Let’s talk about repentance; let’s talk about art.  When a child first begins to do art, he or she might scribble some lines on a sheet of paper and run to Mom or Dad to show off the little “masterpiece”  Mom and Dad usually praise the child’s efforts.  But the work of mature artists is usually a much more painstaking affair.  An artist—whether as a painter, a sculptor, a potter, whatever—will begin and then from time to time lean back or step back to get a clearer view of the work.  The artist judges whether the work looks like what he or she had envisioned.  If not, the artist might make some changes: a little more shadow here, or a little more reflection there; a little more of a rounded edge here, or a little less bulk there.  In that sense, repentance is truly a work of art.

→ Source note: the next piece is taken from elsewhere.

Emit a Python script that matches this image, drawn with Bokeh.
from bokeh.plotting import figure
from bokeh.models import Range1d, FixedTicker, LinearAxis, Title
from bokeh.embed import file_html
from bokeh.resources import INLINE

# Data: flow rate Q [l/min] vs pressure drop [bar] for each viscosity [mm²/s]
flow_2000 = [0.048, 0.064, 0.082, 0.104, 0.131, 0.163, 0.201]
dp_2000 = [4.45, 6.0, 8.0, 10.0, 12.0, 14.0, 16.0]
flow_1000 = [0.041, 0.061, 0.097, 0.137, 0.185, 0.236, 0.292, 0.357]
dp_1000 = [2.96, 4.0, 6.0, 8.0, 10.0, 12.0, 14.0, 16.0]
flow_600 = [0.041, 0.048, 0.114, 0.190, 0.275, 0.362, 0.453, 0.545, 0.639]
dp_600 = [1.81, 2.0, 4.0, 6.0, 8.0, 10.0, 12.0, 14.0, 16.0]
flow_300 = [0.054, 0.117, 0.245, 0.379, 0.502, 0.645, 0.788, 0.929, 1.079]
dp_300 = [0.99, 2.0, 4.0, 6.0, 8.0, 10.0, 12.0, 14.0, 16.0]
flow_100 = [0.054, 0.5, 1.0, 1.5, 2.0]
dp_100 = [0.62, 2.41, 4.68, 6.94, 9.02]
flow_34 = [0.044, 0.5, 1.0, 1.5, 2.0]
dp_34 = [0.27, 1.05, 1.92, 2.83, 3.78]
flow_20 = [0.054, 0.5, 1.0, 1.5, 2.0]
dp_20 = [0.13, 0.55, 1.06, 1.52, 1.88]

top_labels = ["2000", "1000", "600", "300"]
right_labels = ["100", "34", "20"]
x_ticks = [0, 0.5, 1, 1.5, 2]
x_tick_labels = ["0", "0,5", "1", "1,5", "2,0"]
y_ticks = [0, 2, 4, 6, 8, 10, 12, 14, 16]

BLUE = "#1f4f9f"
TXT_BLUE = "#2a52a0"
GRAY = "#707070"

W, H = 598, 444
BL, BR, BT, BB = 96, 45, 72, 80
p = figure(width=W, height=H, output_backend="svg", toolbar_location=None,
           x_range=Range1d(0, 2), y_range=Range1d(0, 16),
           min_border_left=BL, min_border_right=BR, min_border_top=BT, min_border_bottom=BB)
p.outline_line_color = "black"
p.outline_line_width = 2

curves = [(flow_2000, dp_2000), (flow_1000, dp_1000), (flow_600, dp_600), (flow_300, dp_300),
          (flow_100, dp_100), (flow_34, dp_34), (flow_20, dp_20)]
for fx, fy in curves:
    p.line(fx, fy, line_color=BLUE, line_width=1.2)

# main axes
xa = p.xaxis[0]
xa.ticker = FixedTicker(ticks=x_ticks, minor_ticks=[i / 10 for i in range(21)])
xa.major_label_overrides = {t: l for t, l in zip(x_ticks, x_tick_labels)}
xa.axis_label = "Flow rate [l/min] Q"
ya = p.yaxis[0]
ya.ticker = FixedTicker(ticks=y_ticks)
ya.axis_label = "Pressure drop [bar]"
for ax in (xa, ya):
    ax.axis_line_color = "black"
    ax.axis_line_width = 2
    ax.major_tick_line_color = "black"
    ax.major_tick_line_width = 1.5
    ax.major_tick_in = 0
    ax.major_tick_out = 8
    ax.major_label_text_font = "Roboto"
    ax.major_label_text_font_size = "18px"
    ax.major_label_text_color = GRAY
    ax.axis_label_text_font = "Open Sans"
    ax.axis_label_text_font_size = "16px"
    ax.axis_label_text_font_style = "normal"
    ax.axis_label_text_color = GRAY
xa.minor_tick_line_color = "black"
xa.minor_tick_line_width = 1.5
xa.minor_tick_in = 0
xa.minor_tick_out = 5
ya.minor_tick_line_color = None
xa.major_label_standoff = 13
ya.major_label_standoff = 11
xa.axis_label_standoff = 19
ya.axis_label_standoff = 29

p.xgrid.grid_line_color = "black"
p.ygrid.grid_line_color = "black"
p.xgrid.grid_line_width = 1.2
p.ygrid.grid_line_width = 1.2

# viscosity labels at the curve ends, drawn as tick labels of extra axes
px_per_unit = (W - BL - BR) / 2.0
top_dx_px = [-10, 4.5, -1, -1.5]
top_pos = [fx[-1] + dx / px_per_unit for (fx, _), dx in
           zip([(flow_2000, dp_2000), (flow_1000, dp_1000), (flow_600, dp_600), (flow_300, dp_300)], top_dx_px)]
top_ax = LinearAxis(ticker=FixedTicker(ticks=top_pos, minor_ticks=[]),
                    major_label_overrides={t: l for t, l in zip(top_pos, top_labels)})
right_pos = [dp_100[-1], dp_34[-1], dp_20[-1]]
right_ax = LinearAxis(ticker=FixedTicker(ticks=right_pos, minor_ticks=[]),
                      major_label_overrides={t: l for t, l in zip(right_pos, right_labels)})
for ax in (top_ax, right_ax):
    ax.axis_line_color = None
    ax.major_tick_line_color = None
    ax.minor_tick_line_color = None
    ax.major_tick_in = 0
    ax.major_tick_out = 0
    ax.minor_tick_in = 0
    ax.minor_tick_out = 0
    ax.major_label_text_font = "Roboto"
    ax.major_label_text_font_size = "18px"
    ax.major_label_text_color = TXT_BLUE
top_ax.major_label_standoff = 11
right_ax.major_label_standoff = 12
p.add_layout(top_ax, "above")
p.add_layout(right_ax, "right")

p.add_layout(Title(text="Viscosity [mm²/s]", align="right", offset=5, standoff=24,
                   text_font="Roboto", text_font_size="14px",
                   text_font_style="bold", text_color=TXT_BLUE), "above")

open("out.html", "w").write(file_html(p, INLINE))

 We were made as an image of God, but God did not complete the work.  As Adam roamed Paradise God said, “It is not good for man to be alone.”  We all have something missing in us, some unfinished part of ourselves.  Depending on how we complete the project we will be satisfied or dissatisfied, happy or depressed.  Some try to make up for what is missing with alcohol, drugs, and promiscuity; but these additions do not produce a work we can be proud of.  Confession is removing from the canvass of our souls that which does not help complete the divine of the divine in us. When we try to fill up the hole with God and goodness, we finish what God had begun in a marvelous way.  The purification and adornment of our souls with virtue creates a masterpiece: just what God intended.

 We hear the word penance or repentance and we think of giving up beer for Lent, or sweets, or cigarettes.  But the real meaning of the word repentance in Greek, metanoia, is “a change of mind.” Even the English word repentance comes from “re,” meaning to do something over, like repeat, or reassigned; and then “pensive,” deep thinking; in other words, to think something over again, to review. 

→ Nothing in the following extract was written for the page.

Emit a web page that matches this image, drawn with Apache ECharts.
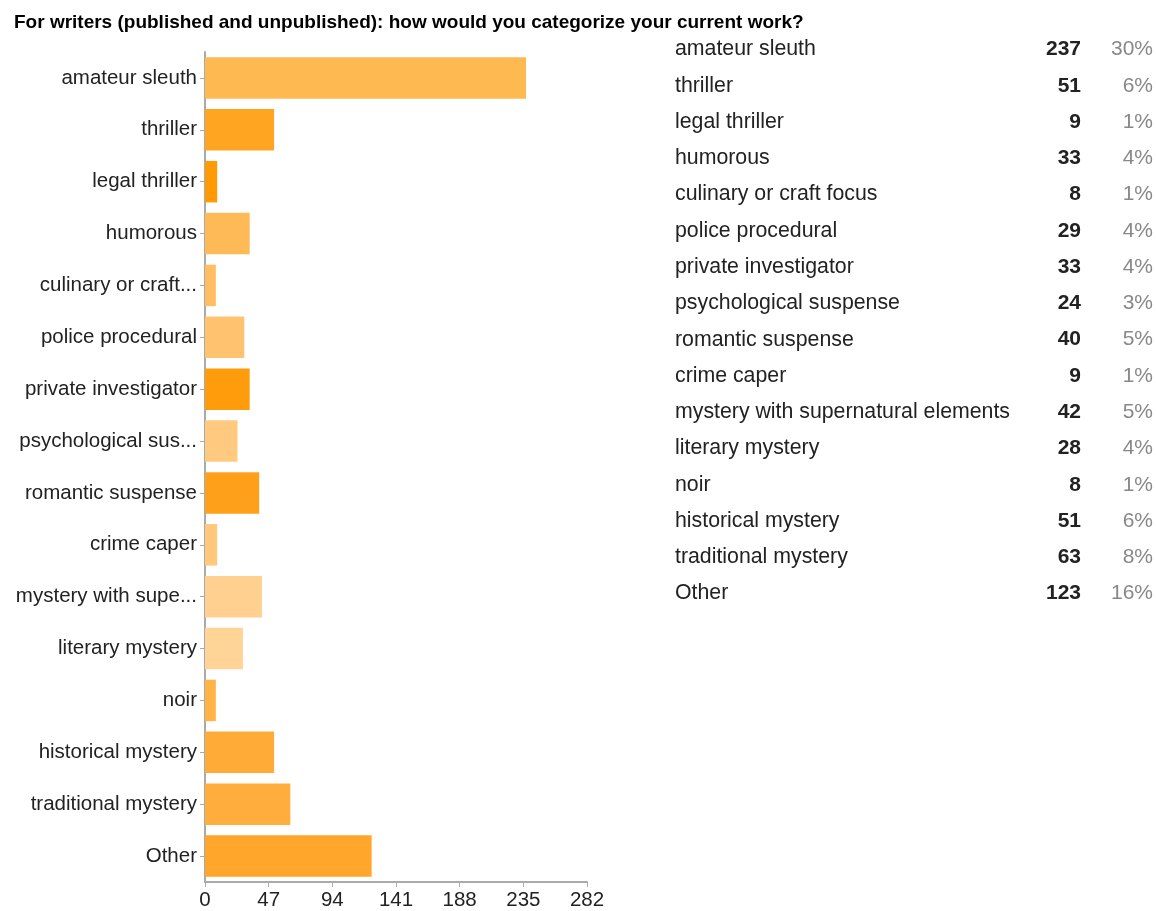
<!DOCTYPE html>
<html>
<head>
<meta charset="utf-8">
<script src="https://cdn.jsdelivr.net/npm/echarts@6/dist/echarts.min.js"></script>
<style>
  html, body { margin: 0; padding: 0; background: #fff; }
  #main { width: 1156px; height: 911px; }
</style>
</head>
<body>
<div id="main"></div>
<script>
// categories (full names, used in the table) and the shortened axis labels
var categories = ["amateur sleuth", "thriller", "legal thriller", "humorous", "culinary or craft focus",
    "police procedural", "private investigator", "psychological suspense", "romantic suspense",
    "crime caper", "mystery with supernatural elements", "literary mystery", "noir",
    "historical mystery", "traditional mystery", "Other"];
var axisLabels = ["amateur sleuth", "thriller", "legal thriller", "humorous", "culinary or craft...",
    "police procedural", "private investigator", "psychological sus...", "romantic suspense",
    "crime caper", "mystery with supe...", "literary mystery", "noir",
    "historical mystery", "traditional mystery", "Other"];
var counts = [237, 51, 9, 33, 8, 29, 33, 24, 40, 9, 42, 28, 8, 51, 63, 123];
var percents = ["30%", "6%", "1%", "4%", "1%", "4%", "4%", "3%", "5%", "1%", "5%", "4%", "1%", "6%", "8%", "16%"];
var barColors = ["#FFB951", "#FFA522", "#FF9A05", "#FFBA58", "#FFBE63", "#FFC370", "#FF9C0B", "#FFCA80",
    "#FFA01A", "#FFC87A", "#FFD08F", "#FFD496", "#FFB445", "#FFAB38", "#FFAE3E", "#FFA62B"];
var xTicks = [0, 47, 94, 141, 188, 235, 282];

var chart = echarts.init(document.getElementById('main'), null, { renderer: 'canvas' });

var font = '"Liberation Sans", Arial, sans-serif';

// table on the right
var rowTop = 49, rowStep = 36.27;
var tableItems = [];
for (var i = 0; i < categories.length; i++) {
    var y = rowTop + i * rowStep;
    tableItems.push({
        type: 'text', left: 675, top: y - 10,
        style: { text: categories[i], font: '21.3px ' + font, fill: '#222' }
    });
    tableItems.push({
        type: 'text', right: 1156 - 1081, top: y - 10,
        style: { text: String(counts[i]), font: 'bold 21px ' + font, fill: '#222', textAlign: 'right' }
    });
    tableItems.push({
        type: 'text', right: 1156 - 1153, top: y - 10,
        style: { text: percents[i], font: '21px ' + font, fill: '#888', textAlign: 'right' }
    });
}

var option = {
    animation: false,
    backgroundColor: '#fff',
    title: {
        text: 'For writers (published and unpublished): how would you categorize your current work?',
        left: 9, top: 8,
        textStyle: { fontFamily: font, fontSize: 19, fontWeight: 'bold', color: '#000' }
    },
    grid: { left: 205, top: 52, width: 382, height: 830 },
    xAxis: {
        type: 'value',
        min: 0, max: 282, interval: 47,
        axisLine: { show: true, lineStyle: { color: '#aaa', width: 2 } },
        axisTick: { show: true, length: 5, lineStyle: { color: '#aaa' } },
        splitLine: { show: false },
        axisLabel: { color: '#222', fontFamily: font, fontSize: 20.5, margin: 8 }
    },
    yAxis: {
        type: 'category',
        inverse: true,
        data: axisLabels,
        axisLine: { show: true, lineStyle: { color: '#aaa', width: 2 } },
        axisTick: { show: true, alignWithLabel: true, length: 5, lineStyle: { color: '#aaa' } },
        axisLabel: { color: '#222', fontFamily: font, fontSize: 20.5, margin: 8, interval: 0 }
    },
    series: [{
        type: 'bar',
        barCategoryGap: '20%',
        data: counts.map(function (v, i) {
            return { value: v, itemStyle: { color: barColors[i] } };
        })
    }],
    graphic: tableItems
};

chart.setOption(option);
</script>
</body>
</html>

 So a good and effective Confession is a sacrament that requires a great amount of maturity and insight.  We will baptize an infant, confirm it and even give it Holy Communion; but we do not hear the confessions of toddlers. To confect baptism we need water; to confect the Eucharist we need bread and wine.  To confect Confession we need the self-assessment of an individual who is—like an artist—standing back from himself or herself and taking stock of the progress of the work.  Sometimes Confession fails to make a rich impact on us because we examine ourselves with the standards we learned as a child, when we were seven or nine years old, the scribblings of our far more immature self.  We need to be more adult in our self-examination.

 Think of the dignity with which God has vested us: that we, who are made in God’s image, are commissioned to complete that image ourselves.  God trusts that we can do that if we listen to his Word and apply it to our lives, if we take stock of ourselves and make any necessary adjustments.  And consider this: in the end, when we appear before God, will he not throw his arms around us because he sees the very image on His Son in us?